Je pense parfois à ouvrir une pâtisserie, et de la nommer « J’ai torte ». Le problème, au-delà des limites de mon dos, qui ne supporterait pas rester debout autant, c’est que les clients anglophones ne comprendraient pas le « j’ai » et les francophones, le « torte ». En ce cas, torte est un mot qui veut dire un gâteau en anglais ainsi qu’en allemand. Une forêt-noire, par exemple, est nommé Schwarzwälder Kirschtorte en allemand ; la tarte Sacher s’appelle Sachertorte. Vous comprenez sûrement.
Mais c’est le « j’ai » qui provoque notre réflexion du jour. Quand je dis que les anglophones ne comprendraient « j’ai », c’est simplement que c’est dans une langue étrangère à eux. Mais il y a aussi un sens plus profond, parce que ça exprime un sens différent de sa traduction en anglais.
Avoir veut dire que son objet appartient au sujet ; la traduction habituelle en anglais est « havé ». Mais ce n’est pas le mot que l’on utilise en anglais pour exprimer beaucoup des mêmes idées. Pour un torte, un gâteau, on dirait en français « J’ai un torte », mais évidemment je voulais faire un calembour avec « j’ai tort ». Et pour ça, on dirait plutôt « be », traduit habituellement en français comme « être ». Comme l’anglais doit être déroutant à première rencontre — « I am hungry/hot/cold/wrong » — « Je suis faim/chaud/froid/tort/etc. ». ([Ne vous inquiétez pas. Vous aurez tort pour toujours chez moi. — Mon ex])
C’est exactement ici où l’espagnol m’a permis de sauter par-dessus de cette expérience. L’espagnol fait la même distinction que le français. Sauf que. (Phrase entière, comme dit notre ami Jours d’humeur.) Sauf qu’en espagnol, qui est trop riche en verbes — ayant ser et estar pour des sens différents d’être — c’est plutôt « tener » pour tous ces sens d’avoir, et tener veut vraiment dire « tenir ». Avoir, surtout en tant qu’auxiliaire, l’espagnol a « haber » pour ça.
J’étais récemment curieux sur les vœux de mariage en français. Oui, oui, je sais, on va à la mairie, il n’y a plus de mariage religieux en France, mais il y a toujours des églises, n’est-ce pas ? Et non, la question n’a aucun intérêt personnel ; en juillet, je « fêterai » un anniversaire honteux sur ce sujet, et non pas quant au divorce. Ce que je voulais savoir vraiment, c’était comment on traduisait « to have and to hold », littéralement « d’avoir et de tenir », mais peut-être tout autre chose vu la discussion en haut.
Aux églises américaines, également catholiques que protestantes, cette formule est plutôt archaïque, et n’est plus souvent utilisée.
(Name), do you take (name) for your lawful wife, to have and to hold, from this day forward, for better, for worse, for richer, for poorer, in sickness and in health, until death do you part?
Mais il reste une option chez les catholiques et les anglicans aussi.
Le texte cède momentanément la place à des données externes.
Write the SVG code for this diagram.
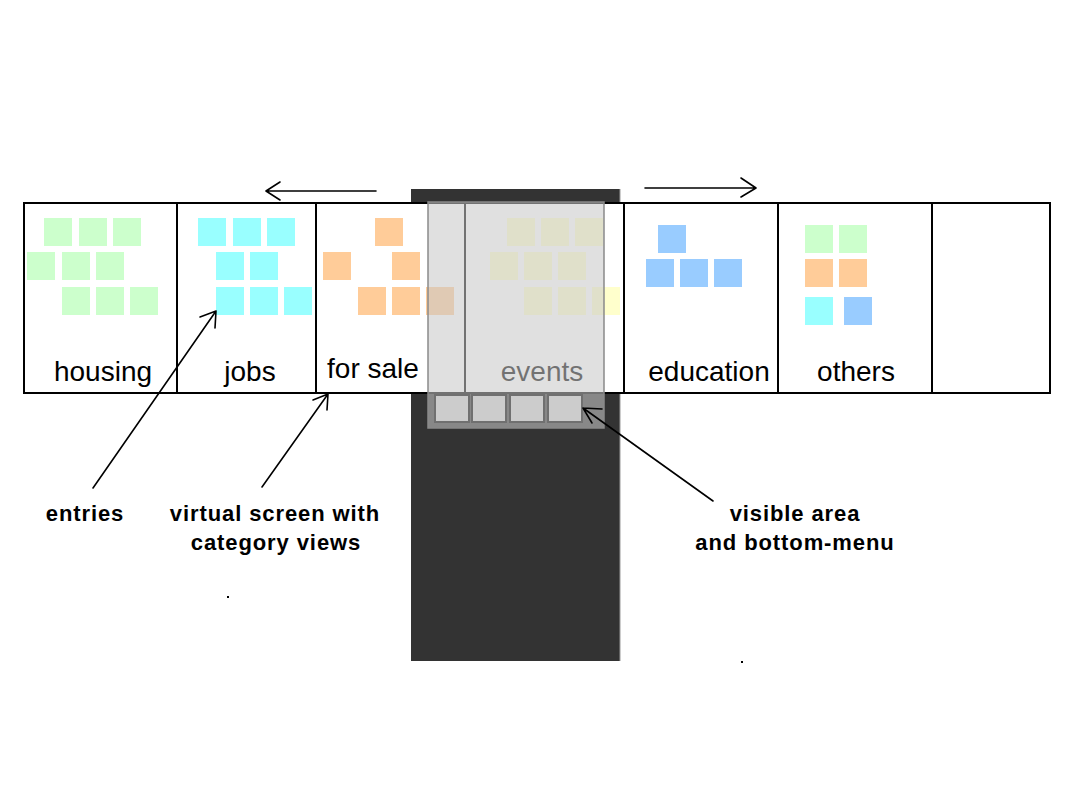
<svg xmlns="http://www.w3.org/2000/svg" width="1072" height="806" viewBox="0 0 1072 806">
  <style>
    .cat { font-family: "Liberation Sans", Arial, sans-serif; font-size: 28px; fill: #000; text-anchor: middle; }
    .note { font-family: "Liberation Sans", Arial, sans-serif; font-size: 22px; font-weight: bold; fill: #000; text-anchor: middle; letter-spacing: 0.9px; }
    .div { stroke: #000; stroke-width: 2; fill: none; }
    .g { fill: #ccffcc; }
    .c { fill: #99ffff; }
    .o { fill: #ffcc99; }
    .y { fill: #ffffcc; }
    .b { fill: #99ccff; }
    .conn { stroke: #000; stroke-width: 1.6; fill: none; stroke-linecap: round; stroke-linejoin: round; }
    .btn { fill: #cccccc; stroke: #707070; stroke-width: 2; }
  </style>
  <defs>
    <rect id="sq" width="28" height="28"/>
  </defs>
  <rect width="1072" height="806" fill="#ffffff"/>

  <g id="phone">
    <rect x="411" y="189" width="209" height="472" fill="#333333"/>
    <line x1="620" y1="189" x2="620" y2="661" stroke="#9a9a9a" stroke-width="1"/>
  </g>

  <g id="virtual-screen">
    <rect x="24" y="203" width="1026" height="190" fill="#ffffff" stroke="#000" stroke-width="2"/>
    <line class="div" x1="177" y1="203" x2="177" y2="393"/>
    <line class="div" x1="316" y1="203" x2="316" y2="393"/>
    <line class="div" x1="465" y1="203" x2="465" y2="393"/>
    <line class="div" x1="624" y1="203" x2="624" y2="393"/>
    <line class="div" x1="778" y1="203" x2="778" y2="393"/>
    <line class="div" x1="932" y1="203" x2="932" y2="393"/>
  </g>

  <g id="housing">
    <use href="#sq" class="g" x="44" y="218"/><use href="#sq" class="g" x="79" y="218"/><use href="#sq" class="g" x="113" y="218"/>
    <use href="#sq" class="g" x="27" y="252"/><use href="#sq" class="g" x="62" y="252"/><use href="#sq" class="g" x="96" y="252"/>
    <use href="#sq" class="g" x="62" y="287"/><use href="#sq" class="g" x="96" y="287"/><use href="#sq" class="g" x="130" y="287"/>
    <text class="cat" x="103" y="381">housing</text>
  </g>

  <g id="jobs">
    <use href="#sq" class="c" x="198" y="218"/><use href="#sq" class="c" x="233" y="218"/><use href="#sq" class="c" x="267" y="218"/>
    <use href="#sq" class="c" x="216" y="252"/><use href="#sq" class="c" x="250" y="252"/>
    <use href="#sq" class="c" x="216" y="287"/><use href="#sq" class="c" x="250" y="287"/><use href="#sq" class="c" x="284" y="287"/>
    <text class="cat" x="250" y="381">jobs</text>
  </g>

  <g id="for-sale">
    <use href="#sq" class="o" x="375" y="218"/>
    <use href="#sq" class="o" x="323" y="252"/><use href="#sq" class="o" x="392" y="252"/>
    <use href="#sq" class="o" x="358" y="287"/><use href="#sq" class="o" x="392" y="287"/><use href="#sq" class="o" x="426" y="287"/>
    <text class="cat" x="373" y="378">for sale</text>
  </g>

  <g id="events">
    <use href="#sq" class="y" x="507" y="218"/><use href="#sq" class="y" x="541" y="218"/><use href="#sq" class="y" x="575" y="218"/>
    <use href="#sq" class="y" x="490" y="252"/><use href="#sq" class="y" x="524" y="252"/><use href="#sq" class="y" x="558" y="252"/>
    <use href="#sq" class="y" x="524" y="287"/><use href="#sq" class="y" x="558" y="287"/><use href="#sq" class="y" x="592" y="287"/>
    <text class="cat" x="542" y="381">events</text>
  </g>

  <g id="education">
    <use href="#sq" class="b" x="658" y="225"/>
    <use href="#sq" class="b" x="646" y="259"/><use href="#sq" class="b" x="680" y="259"/><use href="#sq" class="b" x="714" y="259"/>
    <text class="cat" x="709" y="381">education</text>
  </g>

  <g id="others">
    <use href="#sq" class="g" x="805" y="225"/><use href="#sq" class="g" x="839" y="225"/>
    <use href="#sq" class="o" x="805" y="259"/><use href="#sq" class="o" x="839" y="259"/>
    <use href="#sq" class="c" x="805" y="297"/><use href="#sq" class="b" x="844" y="297"/>
    <text class="cat" x="856" y="381">others</text>
  </g>

  <g id="empty-view"></g>

  <g id="visible-area">
    <rect x="428" y="202" width="176" height="226" fill="#c8c8c8" fill-opacity="0.57" stroke="#8a8a8a" stroke-width="1.5"/>
  </g>

  <g id="bottom-menu">
    <rect class="btn" x="435" y="395" width="34" height="27"/>
    <rect class="btn" x="472" y="395" width="34" height="27"/>
    <rect class="btn" x="510" y="395" width="34" height="27"/>
    <rect class="btn" x="548" y="395" width="34" height="27"/>
  </g>

  <g id="connectors">
    <path class="conn" d="M376,191 L266,191 M280,182 L266,191 L280,200"/>
    <path class="conn" d="M645,188 L756,188 M741,178 L756,188 L741,197"/>
    <path class="conn" d="M93,488 L216,311 M200,317 L216,311 L215,328"/>
    <path class="conn" d="M262,487 L328,394 M313,400 L328,394 L327,410"/>
    <path class="conn" d="M713,501 L583,408 M602,409 L583,408 L592,423"/>
  </g>

  <g id="labels">
    <text class="note" x="85" y="521">entries</text>
    <text class="note" x="275" y="521">virtual screen with</text>
    <text class="note" x="276" y="550">category views</text>
    <text class="note" x="795" y="521">visible area</text>
    <text class="note" x="795" y="550">and bottom-menu</text>
  </g>

  <g id="specks" fill="#000">
    <rect x="227" y="596" width="2" height="2"/>
    <rect x="741" y="661" width="2" height="2"/>
  </g>
</svg>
En français, cette paragraphe du « Livre de la prière commune » se rend littéralement :
(Nom), est-ce que vous prenez (nom) pour être votre femme légitime, d’avoir et de tenir à partir de ce jour, pour le meilleur et pour le pire, dans la richesse, dans la pauvreté, dans la maladie et dans la santé, jusqu’à ce que la mort vous sépare ?
(Adopté de ma part de la source la plus proche que j’ai pu trouver.)
La traduction officielle moderne des anglicanes remplace l’expression tout simplement par « garder » (pp. 388-391). Pour leur part, selon La Croix, l’expression est tout disparue chez les catholiques avec « l’aimer fidèlement » en préférence. Je remarque que la maladie et la santé sont également disparues ! Mais je ne suis pas expert. Si vous en savez plus, renseignez-moi dans les commentaires, s’il vous plait.
J’ai trouvé des preuves que l’expression ancienne est connue, mais rien pour dire qu’elle est courante.
Curieusement, on ne dit pas « Je suis envie » en anglais pour « J’ai envie ». Le motif a ses limites, et « envy » veut quand même dire tout autre chose, beaucoup plus proche de « j’envie ». C’est une autre histoire.
Langue de Molière se mettra en pause jusqu’après mes vacances, parce que je vais essayer d’avancer plus vite dans le Tour des Départements, comm je vous ai dit.